A few months ago, we had an opportunity for one-on-one time with standardized patients (SPs): the trained actors that are well-versed in how us medical school fledglings should and shouldn’t be performing physical exams. It was a laid-back, non-graded session wherein we could ask for advice and even have the SPs walk us through exactly what we should do. So, when it came time for the abdominal exam, I asked my SP, “Okay, is this where I auscultate before pal …”
“Ask-ull-what?! No no no, you don’t say that. I am a patient. I don’t know what that means. Why would you use words a patient doesn’t understand?”
Although I understood (and agreed with) her point completely, I was mildly irritated. In the week prior to that session, I had been corrected for listening and not auscultating. Since this exercise was part of our clinical skills course, I honestly thought I’d earn another stink-eye if I didn’t use the proper lingo again.
Fortunately, the awkwardness of that session had peaked a mere 30 seconds into it, so my poor word choice didn’t make it any worse. What it made me realize, though, was that this was going to be the first of many of the most difficult concepts to learn in medical school: the ones that won’t be found in any clinical skills session or USMLE review book.
As a former linguistics major, seasoned patient, and expert waiting room accomplice, I have always understood quite well the language barriers that exist between doctor and patient (and no, I don’t mean those that arise from thick accents). But I have to say that, even a year in, it’s exceedingly difficult to switch gears from medicalese, which is desired and arguably mandatory in the classroom and on the wards, to the language that the human beings we treat actually use.
Just the other day, without even thinking, I asked a patient at one of our free, student-run clinics if he had hypertension. Pathetically, it wasn’t until I received a look that might otherwise be elicited for me having three too many eyebrows that I thought to blurt out “high blood pressure” instead.
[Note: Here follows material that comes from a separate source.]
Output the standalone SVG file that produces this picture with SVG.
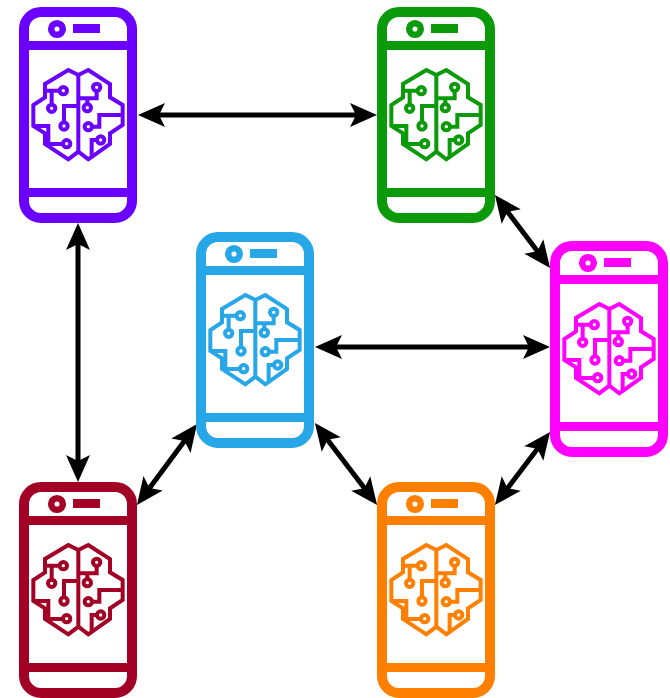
<svg xmlns="http://www.w3.org/2000/svg" xmlns:xlink="http://www.w3.org/1999/xlink" width="670" height="698" viewBox="0 0 670 698">
<style>
.body{fill:none;stroke:currentColor;stroke-width:10}
.solid{fill:currentColor;stroke:none}
.brain{fill:none;stroke:currentColor;stroke-width:12;stroke-linejoin:miter}
.link{fill:none;stroke:#000;stroke-width:5;marker-start:url(#head);marker-end:url(#head)}
</style>
<defs>
<marker id="head" markerUnits="userSpaceOnUse" markerWidth="28" markerHeight="26" viewBox="0 0 28 26" refX="9" refY="13" orient="auto-start-reverse">
<path d="M27,13 L0,1 L6,13 L0,25 Z" fill="#000"/>
</marker>
<g id="phone">
<rect class="body" x="5" y="5" width="108" height="206" rx="17"/>
<rect class="solid" x="4" y="34" width="110" height="9"/>
<rect class="solid" x="4" y="181" width="110" height="9"/>
<circle cx="38" cy="22" r="5.800" fill="none" stroke="currentColor" stroke-width="6.500"/>
<rect class="solid" x="54" y="17" width="27" height="9"/>
<g transform="translate(-9 -7) scale(.3333)">
<path class="brain" d="M205,225 L175,210 L105,252 L105,292 L70,315 L70,378 L105,400 L105,432 L175,478 L205,455 Z"/>
<path class="brain" d="M205,225 L235,210 L300,252 L300,292 L338,315 L338,375 L300,400 L300,432 L235,478 L205,455"/>
<path class="brain" d="M105,272 H150 M125,272 V315 M162,368 V318 H205 M70,378 H115 V432 H160 M260,272 V295 H205 M232,295 V313 M245,380 H268 V345 H338 M262,420 H245 V472"/>
<circle class="brain" cx="160" cy="272" r="11"/>
<circle class="brain" cx="125" cy="325" r="11"/>
<circle class="brain" cx="162" cy="378" r="11"/>
<circle class="brain" cx="170" cy="431" r="11"/>
<circle class="brain" cx="260" cy="262" r="11"/>
<circle class="brain" cx="232" cy="323" r="11"/>
<circle class="brain" cx="235" cy="380" r="11"/>
<circle class="brain" cx="272" cy="420" r="11"/>
</g>
</g>
</defs>
<rect width="670" height="698" fill="#fff"/>
<g id="connectors">
<path class="link" d="M156,115 H359"/>
<path class="link" d="M78,241 V464"/>
<path class="link" d="M505.800,209.400 L539.200,253.600"/>
<path class="link" d="M333,347 H532"/>
<path class="link" d="M186.300,438.500 L147.700,490.500"/>
<path class="link" d="M325.800,437.400 L366.200,490.600"/>
<path class="link" d="M505.800,490.600 L539.200,446.400"/>
</g>
<g id="node-purple" color="#6a00ff"><use href="#phone" x="19" y="7"/></g>
<g id="node-green" color="#0a9a0a"><use href="#phone" x="377" y="7"/></g>
<g id="node-blue" color="#27a7e7"><use href="#phone" x="196" y="232"/></g>
<g id="node-magenta" color="#ff00ff"><use href="#phone" x="550" y="241"/></g>
<g id="node-maroon" color="#a20025"><use href="#phone" x="19" y="482"/></g>
<g id="node-orange" color="#ff8000"><use href="#phone" x="377" y="482"/></g>
</svg>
From a linguistics standpoint, there is a somewhat logical explanation: The sterile dialect of our long-coated superiors is not only the standard for precision and professionalism, but it’s also the language in which we learn everything. Just like how people tend to count in their first, native tongue, no matter how fluent they are in another, those in the medical field stick to the words with which they were taught medicine.
It was esoteric terminology that first disenchanted me with the study of linguistics, and here it is again, wedging itself in the growing divide between physician and patient. This hardly surprises me, though. I have access to hundreds of biochemistry practice problems, but I can only hope for plenty more brutally humbling exchanges with patients.
Granted, it does take some additional brainpower and time to generate a clear translation for patients, but aren’t we all accepted to medical school because of our (sometimes irrational) tendencies to go the extra mile, especially when it comes to helping others?
And even if our LCME-approved, “Patient as a Person” PowerPoint presentations could effectively teach us how to translate between the grammars, would anyone really listen to them? Or would we all tune out in favor of counting the number of cytokines we haven’t memorized yet?
I recognize the need for a streamlined and standardized language when diagnosing illness, but I don’t understand why we are all so quick to forget the words we learned before medical school when healing people.
After all, it is pretty silly to use such a fancy word for making sure we hear lunch sloshing around our patient’s belly.
Allison Goldberg is a medical student.